In recent years the investment trust world has become a home for alternative asset classes such as infrastructure and more esoteric assets like song royalties. This has increased the range of opportunities on offer for MIGO Opportunities Trust (“MIGO”), given our focus on finding investments that we believe are incorrectly priced. We believe that the relative infrequency with which alternative assets trusts update and publish their net asset values extends this opportunity further.
Increasing exposure to private equity
One alternative asset class to which MIGO has considerable exposure is private equity. In selecting which trusts to invest in, there are several key factors that we consider. Firstly, the managers’ investment skills. Secondly, we prefer trusts that are directly invested in the underlying companies, rather than in other private equity funds. We value the ability to assess each company in which a particular trust has invested, and to become familiar with the drivers and risks of each of its investments. Finally, one of the main criticisms often levelled at private equity trusts is the amount of debt they use. Whilst acknowledging that private equity firms use debt to enhance returns to investors, we avoid trusts that we believe have too much debt.
Oakley Capital
Oakley Capital is one of our favoured private equity trusts. We are increasingly being asked by investors about Environmental, Social and Governance aspects of our investments. We focus on the governance aspect in particular and think that Oakley Capital is an example of improving governance. The trust used to have a number of historical corporate governance issues, in particular a habit of issuing stock at a discount, but in the past few years, it has resolved these. However, its shares remain on a wide discount, as it would seem that perception has not caught up with recent events. Oakley Capital has a bias towards software, online platforms and subscription-based revenue models, such as online education, in its choice of investments, many of which have done extremely well. We would expect the resulting excellent performance of the NAV could also attract investors to the trust.
Dunedin Enterprise
Dunedin Enterprise is an interesting opportunity as it is in liquidation. The trust has had a chequered history during the process of realising its assets, due to some failed investments and a persistently wide discount. More recently however, the portfolio has turned around and there are some very interesting businesses within it that have matured and are ready to be sold.

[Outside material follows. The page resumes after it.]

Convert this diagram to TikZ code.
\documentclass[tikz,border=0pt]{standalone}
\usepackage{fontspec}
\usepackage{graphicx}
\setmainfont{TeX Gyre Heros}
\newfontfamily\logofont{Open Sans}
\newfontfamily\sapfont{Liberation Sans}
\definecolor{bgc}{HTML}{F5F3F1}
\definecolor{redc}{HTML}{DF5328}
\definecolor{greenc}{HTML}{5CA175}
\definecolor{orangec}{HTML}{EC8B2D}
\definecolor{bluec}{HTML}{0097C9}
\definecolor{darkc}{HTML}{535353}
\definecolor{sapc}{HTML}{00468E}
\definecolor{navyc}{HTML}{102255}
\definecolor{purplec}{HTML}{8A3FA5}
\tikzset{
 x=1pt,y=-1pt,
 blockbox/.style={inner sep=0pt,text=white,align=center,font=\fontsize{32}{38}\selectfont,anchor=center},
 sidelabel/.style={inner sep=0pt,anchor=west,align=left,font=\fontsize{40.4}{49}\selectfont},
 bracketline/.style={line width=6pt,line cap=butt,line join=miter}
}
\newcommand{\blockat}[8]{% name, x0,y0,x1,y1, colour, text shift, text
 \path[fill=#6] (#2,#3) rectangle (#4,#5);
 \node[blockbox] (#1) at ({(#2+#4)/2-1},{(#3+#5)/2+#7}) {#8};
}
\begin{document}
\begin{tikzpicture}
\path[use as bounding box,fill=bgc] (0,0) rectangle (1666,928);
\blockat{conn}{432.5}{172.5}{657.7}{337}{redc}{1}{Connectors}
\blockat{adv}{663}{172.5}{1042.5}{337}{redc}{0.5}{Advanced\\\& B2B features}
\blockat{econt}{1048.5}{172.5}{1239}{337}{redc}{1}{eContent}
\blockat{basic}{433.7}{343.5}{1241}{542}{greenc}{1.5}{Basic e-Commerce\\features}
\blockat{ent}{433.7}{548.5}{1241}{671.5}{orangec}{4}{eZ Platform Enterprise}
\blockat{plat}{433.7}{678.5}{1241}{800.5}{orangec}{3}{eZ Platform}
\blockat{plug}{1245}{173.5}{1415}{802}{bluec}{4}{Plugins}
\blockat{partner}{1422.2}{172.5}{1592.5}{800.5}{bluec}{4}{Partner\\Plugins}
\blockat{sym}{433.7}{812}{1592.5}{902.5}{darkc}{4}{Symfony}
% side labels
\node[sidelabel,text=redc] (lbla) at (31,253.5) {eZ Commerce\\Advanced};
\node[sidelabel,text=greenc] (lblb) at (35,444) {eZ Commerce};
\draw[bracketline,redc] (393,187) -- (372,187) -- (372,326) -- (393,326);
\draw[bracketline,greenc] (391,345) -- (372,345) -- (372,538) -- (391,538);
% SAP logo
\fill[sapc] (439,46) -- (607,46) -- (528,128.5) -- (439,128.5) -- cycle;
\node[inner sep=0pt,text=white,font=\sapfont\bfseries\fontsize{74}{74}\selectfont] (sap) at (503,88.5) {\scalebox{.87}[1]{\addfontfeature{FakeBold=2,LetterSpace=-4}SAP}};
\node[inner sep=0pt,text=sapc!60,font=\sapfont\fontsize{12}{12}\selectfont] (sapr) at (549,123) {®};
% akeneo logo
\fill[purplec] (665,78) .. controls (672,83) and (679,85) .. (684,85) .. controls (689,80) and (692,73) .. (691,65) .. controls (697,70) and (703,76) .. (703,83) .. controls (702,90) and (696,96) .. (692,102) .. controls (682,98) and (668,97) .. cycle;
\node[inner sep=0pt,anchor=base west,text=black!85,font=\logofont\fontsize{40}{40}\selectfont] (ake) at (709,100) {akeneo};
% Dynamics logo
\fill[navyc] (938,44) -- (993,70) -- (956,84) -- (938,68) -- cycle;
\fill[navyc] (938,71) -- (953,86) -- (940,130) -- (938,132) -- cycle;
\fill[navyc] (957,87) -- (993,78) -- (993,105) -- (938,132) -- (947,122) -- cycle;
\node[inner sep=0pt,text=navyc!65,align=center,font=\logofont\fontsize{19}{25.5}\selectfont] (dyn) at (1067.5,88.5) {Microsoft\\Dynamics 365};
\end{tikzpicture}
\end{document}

Schroder Public Private Trust
We had looked at this under its previous management but were uncomfortable with Woodford’s valuation techniques and investment process. We were not initially tempted to buy into its new manager as the trust had very high levels of debt, which goes against our investment process and also constrained the new managers’ ability to make further investments. The sale of one of the underlying holdings, Kymab, for a price well above its stated value has now transformed the trust. It has meant that the team were able to pay off the debt and has given them the cash to make new investments and further fund existing ones. However, despite this, in combination with Schroders putting more stringent internal controls in place, many investors remain wary.

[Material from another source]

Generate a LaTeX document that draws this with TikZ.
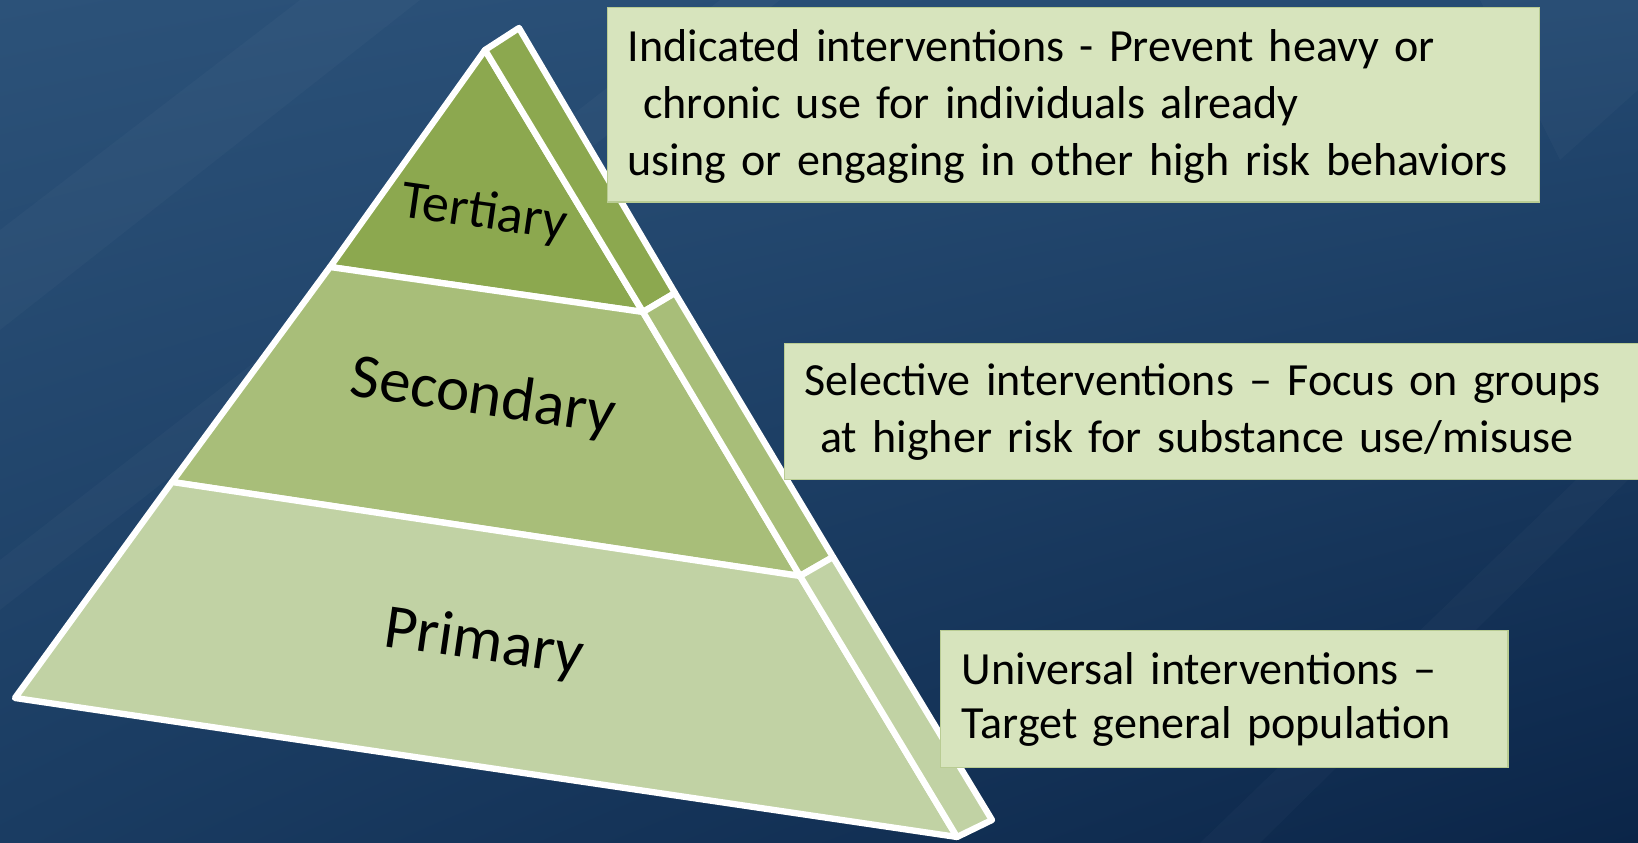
\documentclass[tikz,border=0pt]{standalone}
\usepackage{fontspec}
\setmainfont{Carlito}
\usetikzlibrary{shadings}
\definecolor{tert}{HTML}{8CA84F}
\definecolor{seco}{HTML}{A8BE79}
\definecolor{prim}{HTML}{C1D2A4}
\definecolor{boxc}{HTML}{D7E4BD}
\definecolor{boxl}{HTML}{B9CC93}
\definecolor{bgUL}{HTML}{2C5279}
\definecolor{bgUR}{HTML}{244A72}
\definecolor{bgLL}{HTML}{1A3C62}
\definecolor{bgLR}{HTML}{0B2548}
\tikzset{
  face/.style={draw=white, line width=1.8pt, line join=round},
  lab/.style={inner sep=0pt, text=black},
  ibox/.style={fill=boxc, draw=boxl, line width=0.4pt, anchor=north west, align=left,
    inner ysep=0pt, font=\fontsize{13.1}{16.2}\selectfont, text=black},
  streak/.style={fill=white, opacity=0.025}
}
\begin{document}
\begin{tikzpicture}[x=0.01cm, y=-0.01cm]
\useasboundingbox (0,0) rectangle (1638,843);
% background
\shade[upper left=bgUL, upper right=bgUR, lower left=bgLL, lower right=bgLR] (0,0) rectangle (1638,843);
\fill[streak] (0,230) -- (300,0) -- (420,0) -- (0,330) -- cycle;
\fill[streak] (0,560) -- (720,0) -- (780,0) -- (0,610) -- cycle;
\fill[streak] (1480,0) -- (1638,0) -- (1638,90) -- (1560,160) -- cycle;
\fill[streak] (1200,843) -- (1638,420) -- (1638,470) -- (1260,843) -- cycle;
% pyramid front faces
\coordinate (apx) at (485,50);
\coordinate (bk) at (519,28);
\coordinate (l1) at (330,267);
\coordinate (r1) at (643,312);
\coordinate (s1) at (675,293);
\coordinate (l2) at (172,482);
\coordinate (r2) at (800,576);
\coordinate (s2) at (833,557);
\coordinate (bl) at (15,698);
\coordinate (br) at (957,837);
\coordinate (sb) at (992,820);
\filldraw[face, fill=tert] (apx) -- (l1) -- (r1) -- cycle;
\filldraw[face, fill=seco] (l1) -- (l2) -- (r2) -- (r1) -- cycle;
\filldraw[face, fill=prim] (l2) -- (bl) -- (br) -- (r2) -- cycle;
% side faces
\filldraw[face, fill=tert] (apx) -- (bk) -- (s1) -- (r1) -- cycle;
\filldraw[face, fill=seco] (r1) -- (s1) -- (s2) -- (r2) -- cycle;
\filldraw[face, fill=prim] (r2) -- (s2) -- (sb) -- (br) -- cycle;
% labels
\node[lab, font=\fontsize{15.4}{18}\selectfont, rotate=-8.2] (tl) at (484,214) {Tertiary};
\node[lab, font=\fontsize{17.9}{21}\selectfont, rotate=-8.2] (sl) at (483,398) {Secondary};
\node[lab, font=\fontsize{17.9}{21}\selectfont, rotate=-8.2] (pl) at (484,644) {Primary};
% boxes
\node[ibox, minimum width=9.31cm, minimum height=1.94cm, text width=8.91cm, inner xsep=0.2cm] (ind) at (607,7)
  {\rule{0pt}{0.35cm}Indicated interventions - Prevent heavy or\\\ chronic use for individuals already\\using or engaging in other high risk behaviors};
\node[ibox, minimum width=8.7cm, minimum height=1.36cm, text width=8.3cm, inner xsep=0.2cm] (sel) at (784,343)
  {Selective interventions -- Focus on groups\\\ at higher risk for substance use/misuse};
\node[ibox, minimum width=5.67cm, minimum height=1.37cm, text width=5.25cm, inner xsep=0.21cm, font=\fontsize{13.1}{15.3}\selectfont] (uni) at (940,630)
  {Universal interventions --\\Target general population};
\end{tikzpicture}
\end{document}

Opportunities created by structural selling
As managers we like opportunities created by structural selling. In the world of private equity, one factor that may give rise to this has to do with underlying charges. There has been downward pressure on fund management fees over the past few years as customers become increasingly focused on value for money. At the same time, the way these fees are measured has thrown up some anomalies. For trusts that invest in listed equities, fee calculations are straightforward, but as mentioned at the outset, the sector has become a natural home for alternative asset classes. Investment trusts operating in these areas have a wide variety of business models, and it is often difficult to define which costs are part of a trust’s investment function, and those which are more akin to running costs.

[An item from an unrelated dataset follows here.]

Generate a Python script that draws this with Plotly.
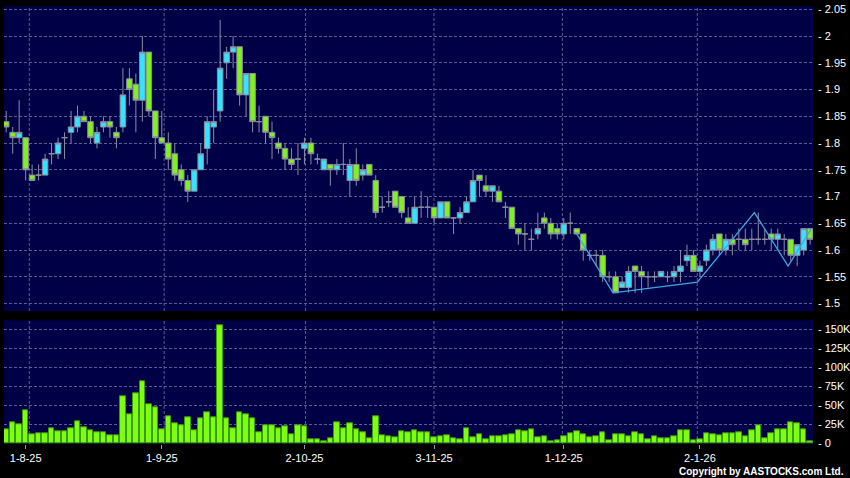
import plotly.graph_objects as go

# ---- data ----
tick_idx = [3, 24, 46, 66, 86, 107]
tick_labels = ["1-8-25", "1-9-25", "2-10-25", "3-11-25", "1-12-25", "2-1-26"]

opens = [1.84,1.82,1.81,1.81,1.74,1.74,1.74,1.78,1.78,1.81,1.82,1.83,1.85,1.84,1.80,1.83,1.84,1.82,1.83,1.92,
         1.91,1.88,1.97,1.86,1.81,1.80,1.78,1.75,1.73,1.71,1.75,1.79,1.83,1.86,1.95,1.97,1.98,1.89,1.93,1.84,
         1.85,1.82,1.80,1.79,1.77,1.77,1.79,1.80,1.77,1.75,1.76,1.75,1.76,1.73,1.76,1.74,1.76,1.73,1.68,1.69,
         1.71,1.70,1.66,1.65,1.68,1.68,1.68,1.66,1.69,1.66,1.66,1.67,1.69,1.74,1.72,1.71,1.71,1.68,1.68,1.64,
         1.63,1.62,1.63,1.66,1.65,1.64,1.63,1.65,1.64,1.63,1.59,1.59,1.59,1.55,1.55,1.53,1.53,1.57,1.56,1.55,
         1.55,1.55,1.55,1.55,1.56,1.58,1.59,1.56,1.58,1.60,1.63,1.60,1.62,1.62,1.62,1.62,1.62,1.62,1.63,1.62,
         1.62,1.62,1.59,1.60,1.64]
highs = [1.86,1.83,1.88,1.81,1.76,1.76,1.78,1.80,1.81,1.82,1.86,1.87,1.86,1.85,1.83,1.85,1.85,1.83,1.94,1.94,
         1.93,2.00,1.97,1.86,1.86,1.82,1.80,1.76,1.74,1.75,1.80,1.85,1.90,2.03,1.98,2.00,1.98,1.93,1.93,1.87,
         1.85,1.84,1.81,1.80,1.79,1.80,1.81,1.81,1.78,1.77,1.76,1.77,1.80,1.77,1.79,1.76,1.76,1.74,1.70,1.71,
         1.71,1.70,1.68,1.70,1.71,1.70,1.68,1.69,1.69,1.66,1.68,1.70,1.75,1.74,1.74,1.72,1.72,1.69,1.68,1.64,
         1.65,1.64,1.67,1.67,1.66,1.65,1.66,1.67,1.64,1.63,1.60,1.60,1.60,1.56,1.56,1.55,1.57,1.57,1.57,1.56,
         1.56,1.56,1.56,1.57,1.60,1.61,1.60,1.58,1.61,1.63,1.63,1.63,1.63,1.64,1.64,1.64,1.67,1.64,1.64,1.64,
         1.63,1.62,1.61,1.64,1.64]
lows = [1.82,1.78,1.80,1.73,1.73,1.73,1.74,1.76,1.77,1.77,1.80,1.82,1.84,1.80,1.79,1.82,1.81,1.79,1.82,1.87,
        1.82,1.84,1.85,1.77,1.80,1.75,1.73,1.72,1.69,1.71,1.75,1.76,1.80,1.84,1.92,1.94,1.87,1.85,1.82,1.82,
        1.80,1.77,1.78,1.75,1.75,1.74,1.76,1.76,1.76,1.75,1.72,1.74,1.74,1.70,1.72,1.73,1.74,1.66,1.67,1.68,
        1.68,1.66,1.65,1.65,1.66,1.66,1.65,1.66,1.66,1.63,1.65,1.67,1.69,1.70,1.70,1.69,1.69,1.66,1.64,1.61,
        1.60,1.60,1.62,1.64,1.62,1.62,1.62,1.63,1.63,1.58,1.58,1.57,1.54,1.54,1.52,1.53,1.52,1.52,1.52,1.53,
        1.54,1.55,1.54,1.54,1.54,1.57,1.56,1.55,1.57,1.59,1.59,1.59,1.59,1.60,1.60,1.60,1.61,1.61,1.60,1.60,
        1.59,1.58,1.57,1.59,1.61]
closes = [1.83,1.81,1.82,1.75,1.73,1.74,1.77,1.78,1.80,1.81,1.83,1.85,1.84,1.81,1.82,1.84,1.83,1.81,1.89,1.90,
          1.88,1.97,1.86,1.81,1.80,1.77,1.74,1.73,1.71,1.75,1.78,1.84,1.84,1.94,1.97,1.98,1.89,1.93,1.84,1.84,
          1.82,1.81,1.79,1.77,1.76,1.77,1.80,1.78,1.77,1.77,1.75,1.76,1.76,1.76,1.73,1.75,1.74,1.67,1.68,1.69,
          1.68,1.67,1.65,1.68,1.68,1.68,1.66,1.69,1.66,1.66,1.67,1.69,1.73,1.73,1.71,1.72,1.69,1.68,1.64,1.63,
          1.63,1.62,1.64,1.65,1.63,1.63,1.65,1.65,1.63,1.60,1.59,1.59,1.55,1.55,1.52,1.54,1.56,1.56,1.55,1.55,
          1.55,1.56,1.55,1.56,1.57,1.59,1.56,1.57,1.60,1.62,1.60,1.62,1.61,1.62,1.61,1.62,1.62,1.62,1.62,1.63,
          1.62,1.59,1.61,1.64,1.62]
volumes_k = [18.4,27.6,25.0,43.0,12.3,13.6,13.6,19.7,15.4,15.4,20.2,28.5,21.0,17.5,14.5,15.0,11.0,11.0,61.4,38.2,
             65.8,82.0,51.0,47.8,18.9,35.5,25.9,23.7,33.8,16.7,32.9,41.2,34.2,155.0,32.9,20.2,40.4,38.2,33.3,14.0,
             23.2,23.2,19.3,21.9,11.8,23.7,21.9,5.3,5.3,3.0,6.6,27.6,19.7,26.3,18.4,15.0,7.0,36.0,11.0,8.8,
             7.5,15.4,14.0,17.5,15.0,14.0,7.5,8.8,10.5,6.1,4.8,19.7,8.3,11.8,4.8,9.6,9.6,11.0,12.3,17.1,
             15.4,18.4,7.5,9.6,2.2,4.4,9.6,13.6,15.4,12.3,8.3,8.8,15.0,4.4,11.4,11.4,9.6,14.5,11.4,5.7,
             8.8,6.1,6.6,8.8,17.1,17.5,3.9,4.8,12.7,12.3,10.1,13.6,13.6,14.5,9.6,16.7,23.2,7.0,12.7,18.9,
             18.0,28.1,25.9,18.9,2.6]
zigzag_x = [88.0, 93.6, 106.6, 115.4, 120.6, 124.2]
zigzag_y = [1.63, 1.52, 1.54, 1.67, 1.57, 1.64]

price_ticks = [1.5, 1.55, 1.6, 1.65, 1.7, 1.75, 1.8, 1.85, 1.9, 1.95, 2.0, 2.05]
price_tick_text = ["1.5", "1.55", "1.6", "1.65", "1.7", "1.75", "1.8", "1.85", "1.9", "1.95", "2", "2.05"]
vol_ticks = [0, 25000, 50000, 75000, 100000, 125000, 150000]
vol_tick_text = ["0", "25K", "50K", "75K", "100K", "125K", "150K"]

# ---- styling ----
NAVY = "#000046"
GRID = "#5c5c94"
FONT = "Liberation Sans, Arial, sans-serif"

n = len(closes)
xs = list(range(n))
volumes = [v * 1000 for v in volumes_k]

fig = go.Figure()
fig.add_trace(go.Candlestick(
    x=xs, open=opens, high=highs, low=lows, close=closes,
    increasing=dict(fillcolor="#33e4ff", line=dict(color="#8c8ca0", width=1)),
    decreasing=dict(fillcolor="#80f020", line=dict(color="#8c8ca0", width=1)),
    whiskerwidth=0, xaxis="x", yaxis="y", showlegend=False, hoverinfo="skip"))
fig.add_trace(go.Scatter(
    x=zigzag_x, y=zigzag_y, mode="lines", line=dict(color="#3fa6e6", width=1.3),
    xaxis="x", yaxis="y", showlegend=False, hoverinfo="skip"))
fig.add_trace(go.Bar(
    x=xs, y=volumes, width=0.85,
    marker=dict(color="#7cff10", line=dict(color="#3c9a00", width=1)),
    xaxis="x2", yaxis="y2", showlegend=False, hoverinfo="skip"))

xr = [-0.34, 124.44]
# vertical month grid lines (slightly different scale than candle positions in reference)
grid_x = [m + 0.56 - 0.0093 * (m - tick_idx[0]) for m in tick_idx]
shapes = []
for gx in grid_x:
    for xref, yref in (("x", "y domain"), ("x2", "y2 domain")):
        shapes.append(dict(type="line", xref=xref, yref=yref, x0=gx, x1=gx, y0=0, y1=1,
                           line=dict(color=GRID, width=1, dash="3px,2px"), layer="below"))

fig.update_layout(
    width=850, height=478,
    paper_bgcolor="#000000", plot_bgcolor=NAVY,
    margin=dict(l=4, r=37, t=6, b=34, autoexpand=False),
    bargap=0,
    boxgap=0.1, boxgroupgap=0.05,
    shapes=shapes,
    font=dict(family=FONT, color="#ffffff", size=11),
    xaxis=dict(domain=[0, 1], range=xr, anchor="y", showgrid=False, zeroline=False,
               showticklabels=False, ticks="", rangeslider=dict(visible=False),
               fixedrange=True, automargin=False),
    yaxis=dict(domain=[0.3037, 1], range=[1.486, 2.0562], side="right", anchor="x",
               tickvals=price_ticks, ticktext=["- " + t for t in price_tick_text],
               showgrid=True, gridcolor=GRID, griddash="3px,2px", gridwidth=1,
               zeroline=False, ticks="", ticklabelstandoff=4, automargin=False,
               tickfont=dict(family=FONT, size=11, color="#ffffff")),
    xaxis2=dict(domain=[0, 1], range=xr, anchor="y2", showgrid=False, zeroline=False,
                tickvals=tick_idx, ticktext=tick_labels, ticks="outside", ticklen=4,
                tickcolor="#9a9a9a", automargin=False,
                tickfont=dict(family=FONT, size=11, color="#ffffff")),
    yaxis2=dict(domain=[0, 0.2824], range=[-900, 161800], side="right", anchor="x2",
                tickvals=vol_ticks, ticktext=["- " + t for t in vol_tick_text],
                showgrid=True, gridcolor=GRID, griddash="3px,2px", gridwidth=1,
                zeroline=False, ticks="", ticklabelstandoff=4, automargin=False,
                tickfont=dict(family=FONT, size=11, color="#ffffff")),
    annotations=[dict(text="<b>Copyright by AASTOCKS.com Ltd.</b>", xref="paper", yref="paper",
                      x=1.0408, y=-0.0632, xanchor="right", yanchor="middle", showarrow=False,
                      font=dict(family=FONT, size=10, color="#ffffff"))],
)

fig.write_html("out.html", config={"displayModeBar": False},
               post_script="document.body.style.margin='0px';document.body.style.overflow='hidden';")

In many cases, this has resulted in the publication of very high costs in the KIDs and other regulatory documents that investment trusts are required to produce. The AIC was so concerned that its paper on the subject, published in 2018, was entitled “Burn Before Reading”. Despite ongoing pressure from within the industry, investment trusts are still required to produce these documents, and wealth managers and IFAs are obliged to report the costs they contain to their clients without having the opportunity to explain the imperfections in the methodology that lies behind their calculation. As most do not want to appear to be investing their clients’ monies in what at face value are expensively run trusts, they have been selling their holdings.
Private equity is a sector that has been particularly hurt by these regulations. Because of structural selling, many sit on wide discounts – in some cases approaching 30% by our estimates – yet many of the trusts within it have been generating excellent returns. It has therefore become a significant part of MIGO’s portfolio and is an area where we continue to find interesting opportunities to explore.